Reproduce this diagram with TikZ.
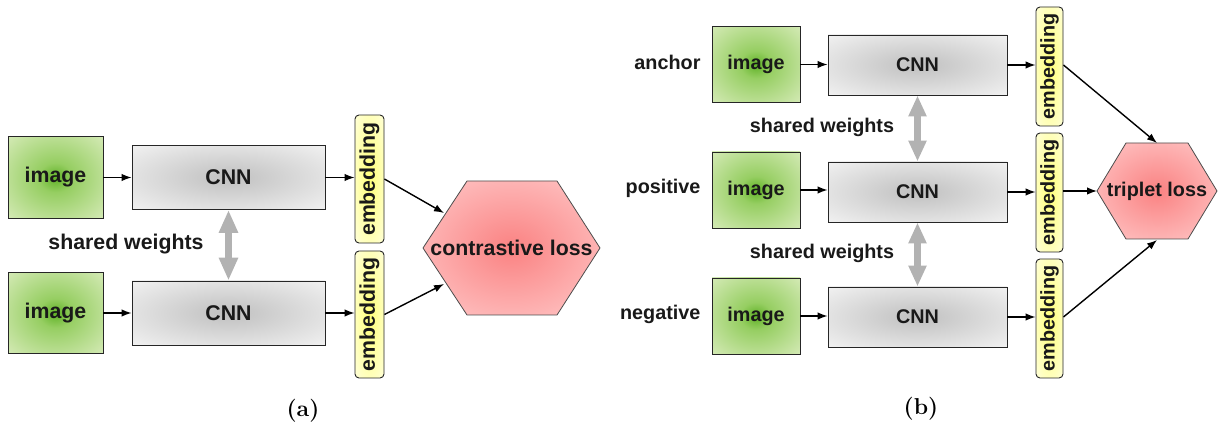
\documentclass[tikz,border=0pt]{standalone}
\usepackage{fontspec}
\setsansfont{Liberation Sans}
\usetikzlibrary{arrows.meta}
\definecolor{gin}{RGB}{95,178,38}
\definecolor{gmid}{RGB}{150,206,98}
\definecolor{gout}{RGB}{232,243,208}
\definecolor{cin}{RGB}{192,192,192}
\definecolor{cout}{RGB}{242,242,242}
\definecolor{yin}{RGB}{255,255,120}
\definecolor{yout}{RGB}{255,255,218}
\definecolor{rin}{RGB}{250,130,130}
\definecolor{rout}{RGB}{255,202,202}
\definecolor{sw}{RGB}{178,178,178}
\definecolor{txt}{RGB}{25,25,25}
\pgfdeclareradialshading{shimg}{\pgfpoint{0bp}{0bp}}{color(0bp)=(gin); color(9bp)=(gmid); color(44bp)=(gout); color(50bp)=(gout)}
\pgfdeclareradialshading{shcnn}{\pgfpoint{0bp}{0bp}}{color(0bp)=(cin); color(36bp)=(cout); color(50bp)=(cout)}
\pgfdeclareradialshading{shemb}{\pgfpoint{0bp}{0bp}}{color(0bp)=(yin); color(36bp)=(yout); color(50bp)=(yout)}
\pgfdeclareradialshading{shhex}{\pgfpoint{0bp}{0bp}}{color(0bp)=(rin); color(36bp)=(rout); color(50bp)=(rout)}
\tikzset{
  fa/.style={font=\fontsize{21.3}{24}\sffamily\bfseries, text=txt},
  fb/.style={font=\fontsize{19.8}{22}\sffamily\bfseries, text=txt},
  imgbox/.style={draw=black!85, line width=0.9pt, shading=shimg, inner sep=0pt},
  cnnbox/.style={draw=black!85, line width=0.9pt, shading=shcnn, inner sep=0pt},
  embbox/.style={draw=black!85, line width=0.9pt, rounded corners=4pt, shading=shemb, inner sep=0pt},
  hexfill/.style={draw=black!70, line width=0.8pt, shading=shhex},
  conn/.style={-{Latex[length=10pt,width=7.5pt]}, line width=1.4pt, black},
  swa/.style={draw=sw, line width=7.5pt, {Triangle[length=23pt,width=18pt]}-{Triangle[length=23pt,width=18pt]}},
  swb/.style={draw=sw, line width=7pt, {Triangle[length=21pt,width=17pt]}-{Triangle[length=21pt,width=17pt]}},
  captxt/.style={font=\fontsize{23}{26}\selectfont\bfseries}
}
\begin{document}
\begin{tikzpicture}[x=1pt,y=-1pt]
\useasboundingbox (0,0) rectangle (1224,430);
% ---------------- panel (a) ----------------
\node[imgbox, fa, minimum width=95pt, minimum height=82pt] (ia1) at (55.5,177.5) {image};
\node[cnnbox, fa, minimum width=193pt, minimum height=64pt] (ca1) at (228.5,177.5) {CNN};
\node[embbox, fa, minimum width=29pt, minimum height=128pt] (ea1) at (369.5,179) {\rotatebox{90}{embedding}};
\node[imgbox, fa, minimum width=95pt, minimum height=81pt] (ia2) at (55.5,313) {image};
\node[cnnbox, fa, minimum width=193pt, minimum height=64pt] (ca2) at (228.5,313) {CNN};
\node[embbox, fa, minimum width=29pt, minimum height=127pt] (ea2) at (369.5,314.5) {\rotatebox{90}{embedding}};
\node[fa] (swa) at (126,244) {shared weights};
\shade[hexfill] (423,248) -- (467,181) -- (557,181) -- (600,248) -- (557,315) -- (467,315) -- cycle;
\node[fa] (closs) at (511.5,248) {contrastive loss};
\coordinate (ha1) at (444,213);
\coordinate (ha2) at (444,284);
\draw[conn] (ia1) -- (ca1);
\draw[conn] (ia2) -- (ca2);
\draw[conn] (ca1.east) -- (ca1.east -| ea1.west);
\draw[conn] (ca2.east) -- (ca2.east -| ea2.west);
\draw[conn] (ea1.east) -- (ha1);
\draw[conn] (ea2.east) -- (ha2);
\draw[swa] (ca1.south) -- (ca2.north);
\node[captxt] (la) at (303,411) {(a)};
% ---------------- panel (b) ----------------
\node[fb, anchor=east] (lanc) at (704,62) {anchor};
\node[fb, anchor=east] (lpos) at (704,188) {positive};
\node[fb, anchor=east] (lneg) at (704,314) {negative};
\node[imgbox, fb, minimum width=88pt, minimum height=76pt] (ib1) at (756,64.5) {image};
\node[imgbox, fb, minimum width=88pt, minimum height=76pt] (ib2) at (756,190) {image};
\node[imgbox, fb, minimum width=88pt, minimum height=76pt] (ib3) at (756,316) {image};
\node[cnnbox, fb, minimum width=179pt, minimum height=60pt] (cb1) at (917.5,65) {CNN};
\node[cnnbox, fb, minimum width=179pt, minimum height=60pt] (cb2) at (917.5,192) {CNN};
\node[cnnbox, fb, minimum width=179pt, minimum height=60pt] (cb3) at (917.5,317) {CNN};
\node[embbox, fb, minimum width=27pt, minimum height=119pt] (eb1) at (1049.5,66.5) {\rotatebox{90}{embedding}};
\node[embbox, fb, minimum width=27pt, minimum height=119pt] (eb2) at (1049.5,192.5) {\rotatebox{90}{embedding}};
\node[embbox, fb, minimum width=27pt, minimum height=119pt] (eb3) at (1049.5,318.5) {\rotatebox{90}{embedding}};
\node[fb] (swb1) at (822,127) {shared weights};
\node[fb] (swb2) at (822,253) {shared weights};
\shade[hexfill] (1097,191) -- (1126,143) -- (1188,143) -- (1217,191) -- (1188,239) -- (1126,239) -- cycle;
\node[fb] (tloss) at (1157,191) {triplet loss};
\coordinate (hb1) at (1157,143);
\coordinate (hb2) at (1097,191);
\coordinate (hb3) at (1157,240);
\draw[conn] (ib1.east) -- (ib1.east -| cb1.west);
\draw[conn] (ib2.east) -- (ib2.east -| cb2.west);
\draw[conn] (ib3.east) -- (ib3.east -| cb3.west);
\draw[conn] (cb1.east) -- (cb1.east -| eb1.west);
\draw[conn] (cb2.east) -- (cb2.east -| eb2.west);
\draw[conn] (cb3.east) -- (cb3.east -| eb3.west);
\draw[conn] (cb1.east -| eb1.east) -- (hb1);
\draw[conn] (hb2 -| eb2.east) -- (hb2);
\draw[conn] (cb3.east -| eb3.east) -- (hb3);
\draw[swb] (cb1.south) -- (cb2.north);
\draw[swb] (cb2.south) -- (cb3.north);
\node[captxt] (lb) at (921,409) {(b)};
\end{tikzpicture}
\end{document}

_TASK GOAL_. Repeat verbatim all the material, but not the pictures.

_RIGHT ANSWER_.
Reproduce this diagram with TikZ.
\documentclass[tikz,border=0pt]{standalone}
\usepackage{fontspec}
\setsansfont{Liberation Sans}
\usetikzlibrary{arrows.meta}
\definecolor{gin}{RGB}{95,178,38}
\definecolor{gmid}{RGB}{150,206,98}
\definecolor{gout}{RGB}{232,243,208}
\definecolor{cin}{RGB}{192,192,192}
\definecolor{cout}{RGB}{242,242,242}
\definecolor{yin}{RGB}{255,255,120}
\definecolor{yout}{RGB}{255,255,218}
\definecolor{rin}{RGB}{250,130,130}
\definecolor{rout}{RGB}{255,202,202}
\definecolor{sw}{RGB}{178,178,178}
\definecolor{txt}{RGB}{25,25,25}
\pgfdeclareradialshading{shimg}{\pgfpoint{0bp}{0bp}}{color(0bp)=(gin); color(9bp)=(gmid); color(44bp)=(gout); color(50bp)=(gout)}
\pgfdeclareradialshading{shcnn}{\pgfpoint{0bp}{0bp}}{color(0bp)=(cin); color(36bp)=(cout); color(50bp)=(cout)}
\pgfdeclareradialshading{shemb}{\pgfpoint{0bp}{0bp}}{color(0bp)=(yin); color(36bp)=(yout); color(50bp)=(yout)}
\pgfdeclareradialshading{shhex}{\pgfpoint{0bp}{0bp}}{color(0bp)=(rin); color(36bp)=(rout); color(50bp)=(rout)}
\tikzset{
  fa/.style={font=\fontsize{21.3}{24}\sffamily\bfseries, text=txt},
  fb/.style={font=\fontsize{19.8}{22}\sffamily\bfseries, text=txt},
  imgbox/.style={draw=black!85, line width=0.9pt, shading=shimg, inner sep=0pt},
  cnnbox/.style={draw=black!85, line width=0.9pt, shading=shcnn, inner sep=0pt},
  embbox/.style={draw=black!85, line width=0.9pt, rounded corners=4pt, shading=shemb, inner sep=0pt},
  hexfill/.style={draw=black!70, line width=0.8pt, shading=shhex},
  conn/.style={-{Latex[length=10pt,width=7.5pt]}, line width=1.4pt, black},
  swa/.style={draw=sw, line width=7.5pt, {Triangle[length=23pt,width=18pt]}-{Triangle[length=23pt,width=18pt]}},
  swb/.style={draw=sw, line width=7pt, {Triangle[length=21pt,width=17pt]}-{Triangle[length=21pt,width=17pt]}},
  captxt/.style={font=\fontsize{23}{26}\selectfont\bfseries}
}
\begin{document}
\begin{tikzpicture}[x=1pt,y=-1pt]
\useasboundingbox (0,0) rectangle (1224,430);
% ---------------- panel (a) ----------------
\node[imgbox, fa, minimum width=95pt, minimum height=82pt] (ia1) at (55.5,177.5) {image};
\node[cnnbox, fa, minimum width=193pt, minimum height=64pt] (ca1) at (228.5,177.5) {CNN};
\node[embbox, fa, minimum width=29pt, minimum height=128pt] (ea1) at (369.5,179) {\rotatebox{90}{embedding}};
\node[imgbox, fa, minimum width=95pt, minimum height=81pt] (ia2) at (55.5,313) {image};
\node[cnnbox, fa, minimum width=193pt, minimum height=64pt] (ca2) at (228.5,313) {CNN};
\node[embbox, fa, minimum width=29pt, minimum height=127pt] (ea2) at (369.5,314.5) {\rotatebox{90}{embedding}};
\node[fa] (swa) at (126,244) {shared weights};
\shade[hexfill] (423,248) -- (467,181) -- (557,181) -- (600,248) -- (557,315) -- (467,315) -- cycle;
\node[fa] (closs) at (511.5,248) {contrastive loss};
\coordinate (ha1) at (444,213);
\coordinate (ha2) at (444,284);
\draw[conn] (ia1) -- (ca1);
\draw[conn] (ia2) -- (ca2);
\draw[conn] (ca1.east) -- (ca1.east -| ea1.west);
\draw[conn] (ca2.east) -- (ca2.east -| ea2.west);
\draw[conn] (ea1.east) -- (ha1);
\draw[conn] (ea2.east) -- (ha2);
\draw[swa] (ca1.south) -- (ca2.north);
\node[captxt] (la) at (303,411) {(a)};
% ---------------- panel (b) ----------------
\node[fb, anchor=east] (lanc) at (704,62) {anchor};
\node[fb, anchor=east] (lpos) at (704,188) {positive};
\node[fb, anchor=east] (lneg) at (704,314) {negative};
\node[imgbox, fb, minimum width=88pt, minimum height=76pt] (ib1) at (756,64.5) {image};
\node[imgbox, fb, minimum width=88pt, minimum height=76pt] (ib2) at (756,190) {image};
\node[imgbox, fb, minimum width=88pt, minimum height=76pt] (ib3) at (756,316) {image};
\node[cnnbox, fb, minimum width=179pt, minimum height=60pt] (cb1) at (917.5,65) {CNN};
\node[cnnbox, fb, minimum width=179pt, minimum height=60pt] (cb2) at (917.5,192) {CNN};
\node[cnnbox, fb, minimum width=179pt, minimum height=60pt] (cb3) at (917.5,317) {CNN};
\node[embbox, fb, minimum width=27pt, minimum height=119pt] (eb1) at (1049.5,66.5) {\rotatebox{90}{embedding}};
\node[embbox, fb, minimum width=27pt, minimum height=119pt] (eb2) at (1049.5,192.5) {\rotatebox{90}{embedding}};
\node[embbox, fb, minimum width=27pt, minimum height=119pt] (eb3) at (1049.5,318.5) {\rotatebox{90}{embedding}};
\node[fb] (swb1) at (822,127) {shared weights};
\node[fb] (swb2) at (822,253) {shared weights};
\shade[hexfill] (1097,191) -- (1126,143) -- (1188,143) -- (1217,191) -- (1188,239) -- (1126,239) -- cycle;
\node[fb] (tloss) at (1157,191) {triplet loss};
\coordinate (hb1) at (1157,143);
\coordinate (hb2) at (1097,191);
\coordinate (hb3) at (1157,240);
\draw[conn] (ib1.east) -- (ib1.east -| cb1.west);
\draw[conn] (ib2.east) -- (ib2.east -| cb2.west);
\draw[conn] (ib3.east) -- (ib3.east -| cb3.west);
\draw[conn] (cb1.east) -- (cb1.east -| eb1.west);
\draw[conn] (cb2.east) -- (cb2.east -| eb2.west);
\draw[conn] (cb3.east) -- (cb3.east -| eb3.west);
\draw[conn] (cb1.east -| eb1.east) -- (hb1);
\draw[conn] (hb2 -| eb2.east) -- (hb2);
\draw[conn] (cb3.east -| eb3.east) -- (hb3);
\draw[swb] (cb1.south) -- (cb2.north);
\draw[swb] (cb2.south) -- (cb3.north);
\node[captxt] (lb) at (921,409) {(b)};
\end{tikzpicture}
\end{document}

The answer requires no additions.